JB - So you got to hear them, what they had to talk about in the class, and it was like, oh, I'm totally going to listen to that if I can't go, I'm gonna at least listen, so I listened to all of them one by one, and the person who really energized me was James Patrick Kelley, I mean he's just full of energy, and just so enthusiastic and just really had all these great things to say, and then he mentioned that he was teaching at this place called Stonecoast, it was like an MFA program, and I said an um by then I was like, what could I lose, I mean I applied, it's the only graduate program I applied, I had no intention of getting a master's in anything, but I figured why not apply, y'know, and um I got in *laughs*

And lo and behold, James Patrick Kelly became my mentor, and I started writing seriously then, and Elysium ended up being my master's thesis, so about two years after that, y'know I had a full novel

*interstitial music*

JSM - It's so interesting ... partly ... it's amazing to me just to hear you say it & kind of the the string of events that led there, but it's also interesting as I talk to more people about how they got interested in the genre or as you hear writers tell their stories y'know the story about oh I've been writing since I was ... since I was six, I've always been ..

JB - yeah

JSM - It's fascinating how many different stories everybody has.

JB - I was definitely not one of those that said oh by 11 I knew I was going to be a writer & I was studying, no that was not me. *laugh*

That was completely not me.

*interstitial music*

JSM - There's this ongoing off and on discussion about Canon and what it means to have a Canon & how to find a Canon and the ways that Canons are confining and

JB mmm

JSM - Assert power hierarchies and it's interesting that it sounds like part of what you did especially with just general reading when you got to college was like what are the books I am supposed to have read & the weight of that,  do you feel that either with SFF as you're writing in it, or do you feel it generally, 

JB - Very, very good question actually, um because definitely I felt it in my early 20s, that's like I have to catch up feeling, and I just felt so behind, and all I was doing was trying to figure out what I should read, and in engineering school they don't exactly encourage you to read, but I still really wanted to do that.
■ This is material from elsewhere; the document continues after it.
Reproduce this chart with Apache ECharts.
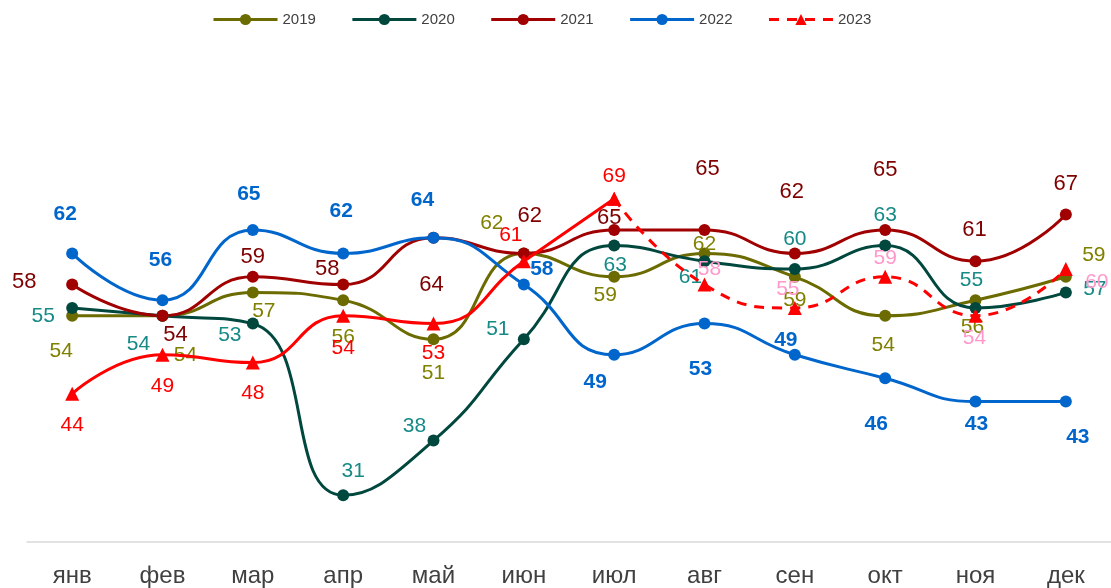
<!DOCTYPE html>
<html>
<head>
<meta charset="utf-8">
<script src="https://cdn.jsdelivr.net/npm/echarts@6/dist/echarts.min.js"></script>
<style>
  html, body { margin:0; padding:0; background:#fff; }
  #chart { width:1111px; height:588px; }
</style>
</head>
<body>
<div id="chart"></div>
<script>
var months = ['янв','фев','мар','апр','май','июн','июл','авг','сен','окт','ноя','дек'];

var y2019 = [54, 54, 57, 56, 51, 62, 59, 62, 59, 54, 56, 59];
var y2020 = [55, 54, 53, 31, 38, 51, 63, 61, 60, 63, 55, 57];
var y2021 = [58, 54, 59, 58, 64, 62, 65, 65, 62, 65, 61, 67];
var y2022 = [62, 56, 65, 62, 64, 58, 49, 53, 49, 46, 43, 43];
var y2023 = [44, 49, 48, 54, 53, 61, 69, 58, 55, 59, 54, 60];
var splitIdx = 6; // с июля 2023 пунктир

// сдвиги подписей относительно точки (как в исходной картинке)
var off2019 = [[-11,35],[23,39],[11,19],[0,37],[0,34],[-32,-30],[-9,18],[0,-9],[0,23],[-2,29],[-3,27],[28,-22]];
var off2020 = [[-29,8],[-24,28],[-23,12],[10,-24],[-19,-14],[-26,-10],[1,20],[-14,16],[0,-30],[0,-30],[-4,-28],[29,-3]];
var off2021 = [[-48,-3],[13,19],[0,-20],[-16,-16],[-2,47],[6,-37],[-5,-12],[3,-61],[-3,-61],[0,-60],[-1,-31],[0,-30]];
var off2022 = [[-7,-39],[-2,-40],[-4,-36],[-2,-42],[-11,-38],[18,-15],[-19,27],[-4,46],[-9,-15],[-9,46],[1,23],[12,36]];
var off2023 = [[0,31],[0,31],[0,31],[0,32],[0,30],[-13,-26],[0,-23],[5,-15],[-7,-19],[0,-19],[-1,22],[31,13]];

var labelFont = "'Liberation Sans', sans-serif";

function buildData(vals, offs, from, to, hideIdx) {
    var out = [];
    for (var i = 0; i < vals.length; i++) {
        if (i < from || i > to) { out.push('-'); continue; }
        out.push({
            value: vals[i],
            label: { show: i !== hideIdx, offset: offs[i] }
        });
    }
    return out;
}

function line(name, vals, offs, color, labelColor, opts) {
    opts = opts || {};
    return {
        name: name,
        type: 'line',
        smooth: 0.5,
        symbol: opts.symbol || 'circle',
        symbolSize: opts.symbolSize || 12,
        itemStyle: { color: color },
        lineStyle: { color: color, width: 3, type: opts.dash ? [10, 8] : 'solid' },
        label: {
            show: true,
            position: 'inside',
            color: labelColor,
            fontSize: opts.fontSize || 21,
            fontFamily: labelFont,
            fontWeight: opts.bold ? 'bold' : 'normal'
        },
        z: opts.z || 2,
        data: buildData(vals, offs, opts.from || 0, opts.to == null ? 11 : opts.to, opts.hide)
    };
}

var myChart = echarts.init(document.getElementById('chart'));
var option = {
    animation: false,
    backgroundColor: '#fff',
    legend: {
        top: 7,
        left: 207,
        itemWidth: 64,
        itemHeight: 14,
        itemGap: 35,
        lineStyle: { width: 3 },
        textStyle: { fontSize: 15, color: '#404040', fontFamily: labelFont },
        data: ['2019', '2020', '2021', '2022', '2023']
    },
    grid: { left: 27, right: -4, top: 113, bottom: 45 },
    xAxis: {
        type: 'category',
        data: months,
        axisLine: { lineStyle: { color: '#d9d9d9', width: 1.5 } },
        axisTick: { show: false },
        axisLabel: {
            color: '#404040',
            fontSize: 24,
            margin: 22,
            fontFamily: labelFont
        }
    },
    yAxis: {
        type: 'value',
        min: 25,
        max: 80,
        show: false,
        splitLine: { show: false }
    },
    series: [
        line('2019', y2019, off2019, '#6b6b00', '#808000'),
        line('2020', y2020, off2020, '#00473e', '#178a86'),
        line('2021', y2021, off2021, '#a00000', '#7f0000', { fontSize: 22 }),
        line('2022', y2022, off2022, '#0066cc', '#0066cc', { bold: true }),
        line('2023 ', y2023, off2023, '#ff0000', '#ff0000',
             { symbol: 'triangle', symbolSize: 14, from: 0, to: splitIdx, z: 3 }),
        line('2023', y2023, off2023, '#ff0000', '#ff99cc',
             { symbol: 'triangle', symbolSize: 14, from: splitIdx, to: 11, hide: splitIdx, dash: true, z: 3 })
    ]
};
myChart.setOption(option);
</script>
</body>
</html>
because I really just felt like I couldn't have a decent conversation with another educated person if I didn't know, and I was missing out on jokes, or something y'know because people were making references to things & I was like I don't know what they're talking about.

So I definitely felt that pressure in my 20s.  And then past a certain point I started reading stuff on my own that I just, that weren't part of "oh you should know this book" kinda stuff, they were stuff that was just wanted to read, like I wanted to read Toni Morrisson & Gloria Mailer at that time, so I was reading that kind of work. and then after a while I started to realize that I was getting past people who had y'know read the quote unquote Canon but just stopped.

like they read what they were supposed to and then they were, y'know they were done, and I kept going.  and I, I find reading to be very enriching of my life, like a book I read like 20 years ago, something will happen in my life and something about that book will sort of put it into focus, so reading for me is very very almost spiritual experience and I'm so, I'm saying this in that when I got into Science Fiction yes I did feel a pressure to sort of read whatever the science fiction Canon is, and I quickly got over that um, because I realize that it was the same thing, that I was feeling with mainstream fiction. that the Canon and what people are sort of saying "you have to have read this, you have to have read Heinlein, you have to have read all this guy and that guy" um, it's not, it's just none of it is true.  I think it's helpful to just read what you like, read what you enjoy,

JSM - You mentioned reading being almost spiritual for you, does the, do you care physical books, electronic books, I'm going to assume based on having owned a bookstore that you're probably a physical book person, but does it matter to you? are you an audio book person?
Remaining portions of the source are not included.